Interdiction des voitures thermiques : Londres fait volte-face
Plus royaliste que le roi, et plus européen que l'Europe qu'il a quitté, le Royaume-Uni avait mis en place l'interdiction des moteurs non hybrides dès 2030, et tous les thermiques en 2035. Mais le premier ministre Rishi Sunak est en train de faire machine arrière, tout en tentant de faire progresser les ventes de voitures électriques. Pas simple.
Organiser des fêtes au 10 Downing street pendant le confinement, ce qui lui a coûté son poste, n’a pas empêché Boris Johnson de nourrir une fibre écologique. Aussi, l’ex premier ministre britannique a-t-il tenu à ce que son pays soit en avance sur toutes les autres nations du continent hormis la Norvège. En 2020, il a ainsi décrété que toute voiture neuve vendue dans le Royaume à partir de 2030 devrait être impérativement hybride ou électrique, avant de devenir totalement électrique en 2035, comme dans l’UE.
Des ventes au plus bas
Depuis lors, le tollé est général, d’autant que les ventes d’autos ont atteint l’an passé leur niveau le plus bas depuis 30 ans, avec à peine plus de 1,6 million d’unités, alors que le pays était, au long des années 2000, l’un des meilleurs clients européens de l’industrie automobile, avec des pics à 2,4 millions d’exemplaires.
Rishi Sunak, le premier ministre actuel a-t-il entendu la colère industrielle ? Toujours est-il qu’il n’a pas confirmé que l’interdiction serait effective, louvoyant devant le Parlement, se disant toujours partant vers « une progression vers le zéro émissions », tout en modérant ses propos, et en expliquant qu’il défendait le peuple britannique «parce que je suis conscient que nous vivons une période où l'inflation est élevée. ». Une inflation plus forte que dans l’Union. Du coup, Sunak refuse que toute nouvelle loi législative (comme l’interdiction du thermique) ait « un impact injuste sur le public ».
Mais pourquoi, dans ce cas, le locataire du 10 Downing street est-il si évasif sur le futur de cette loi ? Pourquoi évoque-t-il toujours la progression « vers nos ambitions en matière d'émissions nettes », alors que selon les spécialistes, relayés par la presse anglaise, le sort de l’interdiction est déjà scellé et que, passé 2030, les Anglais pourront continuer à rouler en thermique ?
Car en bon politique, il sait ménager la chèvre et le chou. L’industrie automobile britannique est moribonde. 78 % des autos vendues dans le Royaume sont importées. Les marques locales ne sont plus que des entreprises confidentielles (Lotus, Aston Martin) et le fleuron du pays, le fournisseur officiel de her majesty, Jaguar Land Rover, est aujourd’hui détenu par l’ex colonisé indien Tata.

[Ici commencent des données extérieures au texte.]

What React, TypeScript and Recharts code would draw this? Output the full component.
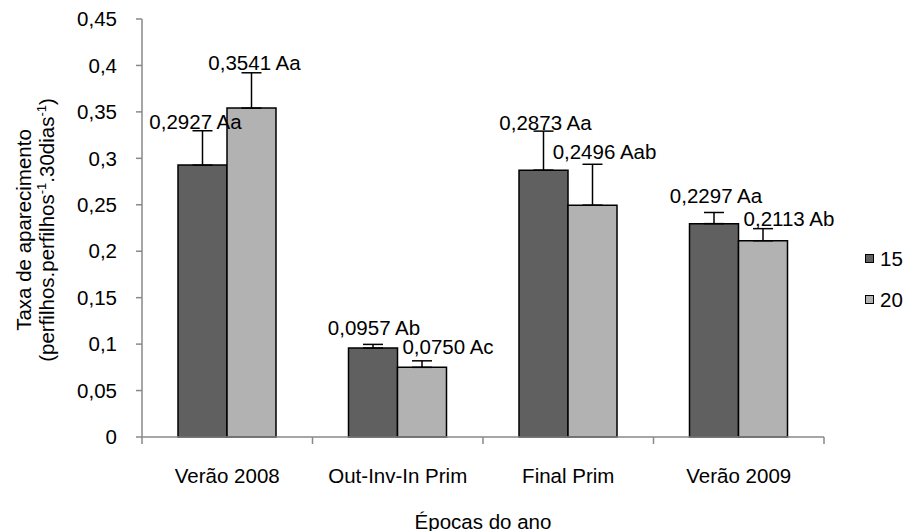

Tata investit 4,6 milliards d'euros dans une gigafactory
Un géant qui, justement, vient de faire une promesse au gouvernement britannique : celle d’investir 4 milliards de livres sterling (environ 4,6 milliards d’euros) dans le Sommerset. Une somme, et les emplois qu’elle suppose, qui ne peuvent laisser Sunak indifférent. Il voit également les chiffres de diffusion des voitures électriques progresser rapidement dans un pays ou les ventes aux entreprises sont une spécialité nationale, car ce sont elles qui achètent les autos à watts. Au second semestre 2022, elles ont atteint 33 % des ventes totales, encore un record.
Alors le gouvernement ménage la chèvre et le chou en sachant pertinement que les conditions fiscales avantageuses qu’offre son pays aux entreprises pourraient bien attirer d’autres investisseurs, surtout si l’Angleterre devient la patrie de l’électrique comme la Norvège l’est déjà. Mais il doit aussi, en parallèle, soigner ses électeurs qui ont déjà fort à faire avec l’inflation, et voient que les autos électriques ne leur sont, la plupart du camp, pas accessibles à titre personnel, et que tous ne roulent pas en voiture de fonction.